Courtesy of De L’Europe Amsterdam

Rotterdam’s cultural relevance may be on the upswing, but the city still lacks five-star accommodations. There are some novelty options: the four-star Hotel New York, which occupies the former Holland America shipping-line headquarters opposite Fenix; Wikkelboats floating cabins in the harbor; and short-stay apartments atop the National Museum of Photography, which have already begun renting. But visitors seeking luxury digs are better off making Rotterdam a day trip and sleeping in style in Amsterdam. 

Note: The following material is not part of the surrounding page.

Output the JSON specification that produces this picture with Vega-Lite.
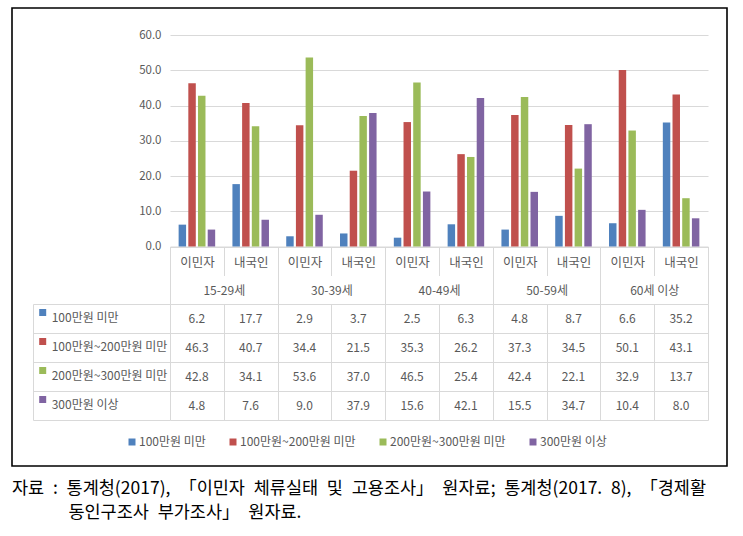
{
  "$schema": "https://vega.github.io/schema/vega-lite/v6.json",
  "width": 715,
  "height": 458,
  "autosize": {"type": "none"},
  "padding": {"left": 12, "top": 8, "right": 16, "bottom": 70},
  "background": "white",
  "config": {
    "view": {"stroke": "black", "strokeWidth": 1.6},
    "font": "Noto Sans CJK KR",
    "axis": {"labelFont": "Noto Sans CJK KR", "labelColor": "#595959"},
    "legend": {"labelFont": "Noto Sans CJK KR", "labelColor": "#595959"}
  },
  "title": {
    "text": [
      "자료\u2002:\u2002통계청(2017),\u2002「이민자\u2002체류실태\u2002및\u2002고용조사」\u2002원자료;\u2002통계청(2017.\u20028),\u2002「경제활",
      "\u200b\u3000\u3000\u3000\u00a0동인구조사\u2002부가조사」\u2002원자료."
    ],
    "orient": "bottom",
    "anchor": "start",
    "frame": "group",
    "offset": 14,
    "font": "Noto Sans CJK KR",
    "fontSize": 17.5,
    "fontWeight": "normal",
    "color": "black",
    "lineHeight": 24,
    "baseline": "top"
  },
  "data": {
    "values": [
      {"age": "15-29세", "group": "이민자", "col": "15-29세|이민자", "series": "100만원 미만", "value": 6.2},
      {"age": "15-29세", "group": "내국인", "col": "15-29세|내국인", "series": "100만원 미만", "value": 17.7},
      {"age": "30-39세", "group": "이민자", "col": "30-39세|이민자", "series": "100만원 미만", "value": 2.9},
      {"age": "30-39세", "group": "내국인", "col": "30-39세|내국인", "series": "100만원 미만", "value": 3.7},
      {"age": "40-49세", "group": "이민자", "col": "40-49세|이민자", "series": "100만원 미만", "value": 2.5},
      {"age": "40-49세", "group": "내국인", "col": "40-49세|내국인", "series": "100만원 미만", "value": 6.3},
      {"age": "50-59세", "group": "이민자", "col": "50-59세|이민자", "series": "100만원 미만", "value": 4.8},
      {"age": "50-59세", "group": "내국인", "col": "50-59세|내국인", "series": "100만원 미만", "value": 8.7},
      {"age": "60세 이상", "group": "이민자", "col": "60세 이상|이민자", "series": "100만원 미만", "value": 6.6},
      {"age": "60세 이상", "group": "내국인", "col": "60세 이상|내국인", "series": "100만원 미만", "value": 35.2},
      {"age": "15-29세", "group": "이민자", "col": "15-29세|이민자", "series": "100만원~200만원 미만", "value": 46.3},
      {"age": "15-29세", "group": "내국인", "col": "15-29세|내국인", "series": "100만원~200만원 미만", "value": 40.7},
      {"age": "30-39세", "group": "이민자", "col": "30-39세|이민자", "series": "100만원~200만원 미만", "value": 34.4},
      {"age": "30-39세", "group": "내국인", "col": "30-39세|내국인", "series": "100만원~200만원 미만", "value": 21.5},
      {"age": "40-49세", "group": "이민자", "col": "40-49세|이민자", "series": "100만원~200만원 미만", "value": 35.3},
      {"age": "40-49세", "group": "내국인", "col": "40-49세|내국인", "series": "100만원~200만원 미만", "value": 26.2},
      {"age": "50-59세", "group": "이민자", "col": "50-59세|이민자", "series": "100만원~200만원 미만", "value": 37.3},
      {"age": "50-59세", "group": "내국인", "col": "50-59세|내국인", "series": "100만원~200만원 미만", "value": 34.5},
      {"age": "60세 이상", "group": "이민자", "col": "60세 이상|이민자", "series": "100만원~200만원 미만", "value": 50.1},
      {"age": "60세 이상", "group": "내국인", "col": "60세 이상|내국인", "series": "100만원~200만원 미만", "value": 43.1},
      {"age": "15-29세", "group": "이민자", "col": "15-29세|이민자", "series": "200만원~300만원 미만", "value": 42.8},
      {"age": "15-29세", "group": "내국인", "col": "15-29세|내국인", "series": "200만원~300만원 미만", "value": 34.1},
      {"age": "30-39세", "group": "이민자", "col": "30-39세|이민자", "series": "200만원~300만원 미만", "value": 53.6},
      {"age": "30-39세", "group": "내국인", "col": "30-39세|내국인", "series": "200만원~300만원 미만", "value": 37.0},
      {"age": "40-49세", "group": "이민자", "col": "40-49세|이민자", "series": "200만원~300만원 미만", "value": 46.5},
      {"age": "40-49세", "group": "내국인", "col": "40-49세|내국인", "series": "200만원~300만원 미만", "value": 25.4},
      {"age": "50-59세", "group": "이민자", "col": "50-59세|이민자", "series": "200만원~300만원 미만", "value": 42.4},
      {"age": "50-59세", "group": "내국인", "col": "50-59세|내국인", "series": "200만원~300만원 미만", "value": 22.1},
      {"age": "60세 이상", "group": "이민자", "col": "60세 이상|이민자", "series": "200만원~300만원 미만", "value": 32.9},
      {"age": "60세 이상", "group": "내국인", "col": "60세 이상|내국인", "series": "200만원~300만원 미만", "value": 13.7},
      {"age": "15-29세", "group": "이민자", "col": "15-29세|이민자", "series": "300만원 이상", "value": 4.8},
      {"age": "15-29세", "group": "내국인", "col": "15-29세|내국인", "series": "300만원 이상", "value": 7.6},
      {"age": "30-39세", "group": "이민자", "col": "30-39세|이민자", "series": "300만원 이상", "value": 9.0},
      {"age": "30-39세", "group": "내국인", "col": "30-39세|내국인", "series": "300만원 이상", "value": 37.9},
      {"age": "40-49세", "group": "이민자", "col": "40-49세|이민자", "series": "300만원 이상", "value": 15.6},
      {"age": "40-49세", "group": "내국인", "col": "40-49세|내국인", "series": "300만원 이상", "value": 42.1},
      {"age": "50-59세", "group": "이민자", "col": "50-59세|이민자", "series": "300만원 이상", "value": 15.5},
      {"age": "50-59세", "group": "내국인", "col": "50-59세|내국인", "series": "300만원 이상", "value": 34.7},
      {"age": "60세 이상", "group": "이민자", "col": "60세 이상|이민자", "series": "300만원 이상", "value": 10.4},
      {"age": "60세 이상", "group": "내국인", "col": "60세 이상|내국인", "series": "300만원 이상", "value": 8.0}
    ]
  },
  "layer": [
    {
      "mark": {"type": "bar"},
      "encoding": {
        "x": {
          "field": "col", "type": "nominal",
          "scale": {"domain": ["15-29세|이민자", "15-29세|내국인", "30-39세|이민자", "30-39세|내국인", "40-49세|이민자", "40-49세|내국인", "50-59세|이민자", "50-59세|내국인", "60세 이상|이민자", "60세 이상|내국인"], "range": [158, 696], "paddingInner": 0, "paddingOuter": 0},
          "axis": {"orient": "bottom", "offset": -219.5, "title": null, "tickBand": "extent", "tickSize": 29, "tickColor": "#d9d9d9", "domainColor": "#d9d9d9", "labelExpr": "split(datum.label, '|')[1]", "labelBaseline": "middle", "labelPadding": -13.5, "labelFontSize": 12.5, "labelAngle": 0, "grid": false}
        },
        "xOffset": {
          "field": "series", "type": "nominal",
          "scale": {"domain": ["100만원 미만", "100만원~200만원 미만", "200만원~300만원 미만", "300만원 이상"], "paddingInner": 0.23, "paddingOuter": 0.89}
        },
        "y": {
          "field": "value", "type": "quantitative",
          "scale": {"domain": [0, 60], "range": [238.5, 27], "nice": false},
          "axis": {"orient": "left", "offset": -158, "title": null, "values": [0, 10, 20, 30, 40, 50, 60], "format": ".1f", "grid": true, "gridColor": "#d9d9d9", "domain": false, "ticks": false, "tickSize": 0, "labelPadding": 9, "labelFontSize": 11.5}
        },
        "color": {
          "field": "series", "type": "nominal",
          "scale": {"domain": ["100만원 미만", "100만원~200만원 미만", "200만원~300만원 미만", "300만원 이상"], "range": ["#4f81bd", "#c0504d", "#9bbb59", "#8064a2"]},
          "legend": {"orient": "none", "legendX": 114, "legendY": 428, "direction": "horizontal", "title": null, "symbolType": "square", "symbolSize": 49, "symbolStrokeWidth": 0, "labelFontSize": 12, "labelOffset": 1, "columnPadding": 21, "padding": 0, "labelLimit": 300}
        }
      }
    },
    {
      "mark": {"type": "text", "opacity": 0},
      "encoding": {
        "x": {
          "field": "age", "type": "nominal",
          "scale": {"domain": ["15-29세", "30-39세", "40-49세", "50-59세", "60세 이상"], "range": [158, 696], "paddingInner": 0, "paddingOuter": 0},
          "axis": {"orient": "bottom", "offset": -219.5, "title": null, "domain": false, "tickBand": "extent", "tickSize": 57.5, "tickColor": "#d9d9d9", "labelBaseline": "middle", "labelPadding": -14, "labelAngle": 0, "labelFontSize": 12, "grid": false}
        },
        "color": {
          "field": "series", "type": "nominal",
          "scale": {"domain": ["100만원 미만", "100만원~200만원 미만", "200만원~300만원 미만", "300만원 이상"], "range": ["#4f81bd", "#c0504d", "#9bbb59", "#8064a2"]},
          "legend": {"orient": "none", "legendX": 24.7, "legendY": 298.5, "direction": "vertical", "title": null, "symbolType": "square", "symbolSize": 49, "symbolOpacity": 1, "symbolStrokeWidth": 0, "labelFontSize": 12, "labelOffset": 3, "labelBaseline": "top", "rowPadding": 12, "padding": 0, "labelLimit": 300}
        }
      }
    },
    {
      "mark": {"type": "text", "fontSize": 12, "color": "#595959", "font": "Noto Sans CJK KR"},
      "encoding": {
        "x": {
          "field": "col", "type": "nominal",
          "scale": {"domain": ["15-29세|이민자", "15-29세|내국인", "30-39세|이민자", "30-39세|내국인", "40-49세|이민자", "40-49세|내국인", "50-59세|이민자", "50-59세|내국인", "60세 이상|이민자", "60세 이상|내국인"], "range": [158, 696], "paddingInner": 0, "paddingOuter": 0},
          "axis": {"orient": "top", "title": null, "labels": false, "ticks": false, "domain": false, "grid": true, "tickBand": "extent", "gridColor": "#d9d9d9"}
        },
        "y": {
          "field": "series", "type": "nominal",
          "scale": {"domain": ["100만원 미만", "100만원~200만원 미만", "200만원~300만원 미만", "300만원 이상"], "range": [296, 412], "paddingInner": 0, "paddingOuter": 0},
          "axis": {"orient": "left", "offset": -21, "title": null, "labels": false, "ticks": true, "tickSize": -137, "tickBand": "extent", "tickColor": "#d9d9d9", "domain": true, "domainColor": "#d9d9d9", "grid": true, "gridColor": "#d9d9d9"}
        },
        "text": {"field": "value", "type": "quantitative", "format": ".1f"}
      }
    }
  ],
  "resolve": {
    "scale": {"x": "independent", "y": "independent", "color": "independent"},
    "axis": {"x": "independent", "y": "independent"},
    "legend": {"color": "independent"}
  }
}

There, the De L’Europe Amsterdam (top) has long been the grande dame. Opened in 1896 and owned by the Heineken family since the 1950s, it offers top-notch service in a hushed atmosphere defined by centuries-old oil paintings and marble bathrooms. Just over half of the 107 guest rooms are suites. Book a table at its elegantly renovated Michelin two-star Flore and enter through the kitchen before feasting on a botanical-focused tasting menu that is as exquisitely presented as it is prepared. 

Daniëlle Siobhán

Competition arrived in May, when the Rosewood Amsterdam opened its doors in the former Palace of Justice after a fastidious 10-year renovation that reportedly cost hundreds of millions of dollars. The vibe is high contemporary, with a display of art commensurate with the reputation of the Cheng family of collectors who own the Rosewood Hotel Group. The lobby, for instance, features a pair of shaped canvases by Frank Stella (one of them, above), while a large Sterling Ruby hangs over a staircase, and Grandmother, a Maarten Baas “Real Time” clock with no hands, stands in the reception area. 

Daniëlle Siobhán

Chic locals are dining on the terrace of the restaurant Eeuwen on the bright afternoon I eat there, and Advocatuur, the Rosewood’s glamorous India-inflected bar, is buzzing by 6 p.m. The still that produces the hotel’s proprietary jenever—the precursor to gin—marks the entrance to an intimate speakeasy (above). And if you imbibe a bit too much while there, book a treatment at the serene spa the next morning.